Johnson’s linkage here of his liberal opponents in the Senate to what he saw as the “commies” and “long-hairs” protesting in the streets is telling. By this point in his presidency, LBJ had let himself become boxed in not only by Vietnam and its resulting budgetary pressures, but by his own anger at his opponents on the left and his resentment at their failure to appreciate how much he had already accomplished on Civil Rights and through his anti-poverty efforts.
This is the negative model that Joe Biden must avoid in the difficult and controversial moments that are sure to emerge in the coming years between his administration and the modern progressive left. Anger at under-appreciation, or frustration at the left’s unwillingness to acknowledge the constraints that Biden may believe he faces, are both natural and human reactions. LBJ let these emotions overwhelm him.

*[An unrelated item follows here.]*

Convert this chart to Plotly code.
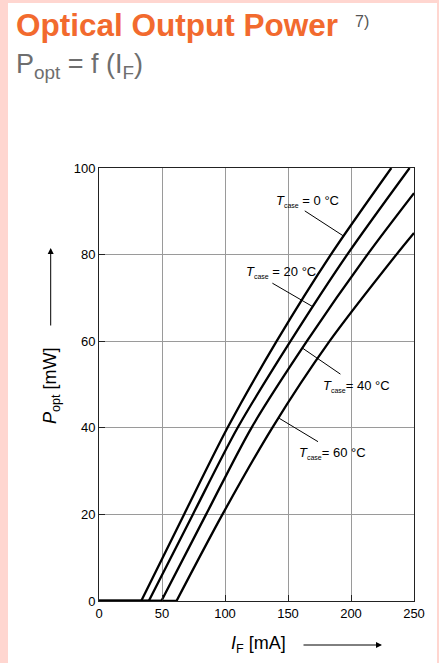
import plotly.graph_objects as go

# ---- data ----
current_0C = [0, 33.5, 67.5, 102, 141, 184, 232]
power_0C = [0, 0, 20, 40, 60, 80, 100]
current_20C = [0, 39.5, 74.5, 110, 152, 197, 246.5]
power_20C = [0, 0, 20, 40, 60, 80, 100]
current_40C = [0, 49.5, 85, 121, 165, 213, 250]
power_40C = [0, 0, 20, 40, 60, 80, 94.2]
current_60C = [0, 61.5, 98, 137.5, 183, 236, 250]
power_60C = [0, 0, 20, 40, 60, 80, 85]

x_ticks = [0, 50, 100, 150, 200, 250]
y_ticks = [0, 20, 40, 60, 80, 100]

W, H = 439, 663
ML, MR, MT, MB = 99, 25, 168, 62
PW, PH = W - ML - MR, H - MT - MB
FONT = "Arial, Liberation Sans, Helvetica, sans-serif"


def fx(p):
    return (p - ML) / PW


def fy(p):
    return (H - MB - p) / PH


fig = go.Figure()
for xs, ys in [(current_0C, power_0C), (current_20C, power_20C),
               (current_40C, power_40C), (current_60C, power_60C)]:
    # flat part below threshold
    fig.add_trace(go.Scatter(x=xs[:2], y=ys[:2], mode="lines",
                             line=dict(color="black", width=2.3),
                             showlegend=False, hoverinfo="skip"))
    # rising part above threshold, smoothed
    fig.add_trace(go.Scatter(x=xs[1:], y=ys[1:], mode="lines",
                             line=dict(color="black", width=2.3,
                                       shape="spline", smoothing=0.8),
                             showlegend=False, hoverinfo="skip"))

axis_common = dict(showgrid=True, gridcolor="#9a9a9a", gridwidth=1,
                   showline=True, linecolor="#222", linewidth=1, mirror=True,
                   ticks="inside", ticklen=6, tickcolor="#222",
                   tickfont=dict(family=FONT, size=13, color="black"),
                   zeroline=False, fixedrange=True)

fig.update_xaxes(range=[0, 250], tickvals=x_ticks, **axis_common)
fig.update_yaxes(range=[0, 100], tickvals=y_ticks, **axis_common)

shapes = []
# page background pink frame
pink = "#FFD6D0"
for (x0, y0, x1, y1) in [(0, 0, 8, H), (0, 0, W, 3), (437, 0, W, H)]:
    shapes.append(dict(type="rect", xref="paper", yref="paper",
                       x0=fx(x0), x1=fx(x1), y0=fy(y1), y1=fy(y0),
                       fillcolor=pink, line=dict(width=0), layer="below"))
# pointer lines for curve labels (data coords)
for (a, b, c, d) in [(163.3, 90.1, 194, 84.3), (137.6, 73.4, 169.5, 68.0),
                     (161.5, 58.4, 191.6, 52.4), (143.0, 42.2, 173.8, 36.8)]:
    shapes.append(dict(type="line", xref="x", yref="y", x0=a, y0=b, x1=c, y1=d,
                       line=dict(color="black", width=1)))

annotations = []


def label(px, py, text, size=13, color="black", anchor="left", angle=0):
    annotations.append(dict(xref="paper", yref="paper", x=fx(px), y=fy(py),
                            text=text, showarrow=False, xanchor=anchor,
                            yanchor="middle", textangle=angle,
                            font=dict(family=FONT, size=size, color=color)))


sub = "<sub><span style='font-size:7px'>case</span></sub>"
label(274, 201, "<i>T</i>" + sub + " = 0 °C")
label(244, 272, "<i>T</i>" + sub + " = 20 °C")
label(321, 386, "<i>T</i>" + sub + "= 40 °C")
label(297, 453, "<i>T</i>" + sub + "= 60 °C")

# title texts
annotations.append(dict(xref="paper", yref="paper", x=fx(14), y=fy(25),
                        text="<b>Optical Output Power</b>", showarrow=False,
                        xanchor="left", yanchor="middle",
                        font=dict(family=FONT, size=31.5, color="#F26A2E")))
label(353, 21, "7)", size=16, color="#555555")
label(14, 66, "P<sub>opt</sub> = f (I<sub>F</sub>)", size=27, color="#6E6E6E")

# axis titles
label(51, 385, "<i>P</i><sub>opt</sub> [mW]", size=18, anchor="center", angle=-90)
label(258, 644, "<i>I</i><sub>F</sub> [mA]", size=18, anchor="center")

# arrows
annotations.append(dict(xref="paper", yref="paper", x=fx(50.7), y=fy(248),
                        ax=0, ay=79, axref="pixel", ayref="pixel", text="",
                        showarrow=True, arrowhead=2, arrowsize=1.2,
                        arrowwidth=1, arrowcolor="black"))
annotations.append(dict(xref="paper", yref="paper", x=fx(382), y=fy(645),
                        ax=-80, ay=0, axref="pixel", ayref="pixel", text="",
                        showarrow=True, arrowhead=2, arrowsize=1.2,
                        arrowwidth=1, arrowcolor="black"))

fig.update_layout(width=W, height=H,
                  margin=dict(l=ML, r=MR, t=MT, b=MB, autoexpand=False),
                  paper_bgcolor="white", plot_bgcolor="white",
                  shapes=shapes, annotations=annotations,
                  font=dict(family=FONT))

fig.write_html("out.html", config={"displayModeBar": False})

Possessed of a very different personality, Biden should be better able to resist such destructive temptations. In his 2012 victory speech, President Obama referred to his vice president as “America’s Happy Warrior.” The phrase originates in a poem by William Wordsworth, and has previously been used to describe political figures as varied as Grover Cleveland (who applied it to himself), Al Smith, Hubert Humphrey, and Ted Kennedy (also by Obama). Biden would do well to maintain such a persona as a positive model in dealing with the left, in contrast to LBJ’s self-destructive rants, regardless of what the next four years may bring. For one, it will serve him well with less ideological elements of the American electorate, who will be crucial to his success. For another, it will help him remain open to real opportunities that progressives may recognize, and to the new ideas that the left brings to the table for addressing, and perhaps solving, the pressing crises that face the United States and the world. Biden need not agree to every demand from progressives, but unlike Johnson, he will need to maintain their help in the coalition that brought him the presidency. In showing what not to do, the example of predecessors such as LBJ helps to create space for more constructive models moving forward.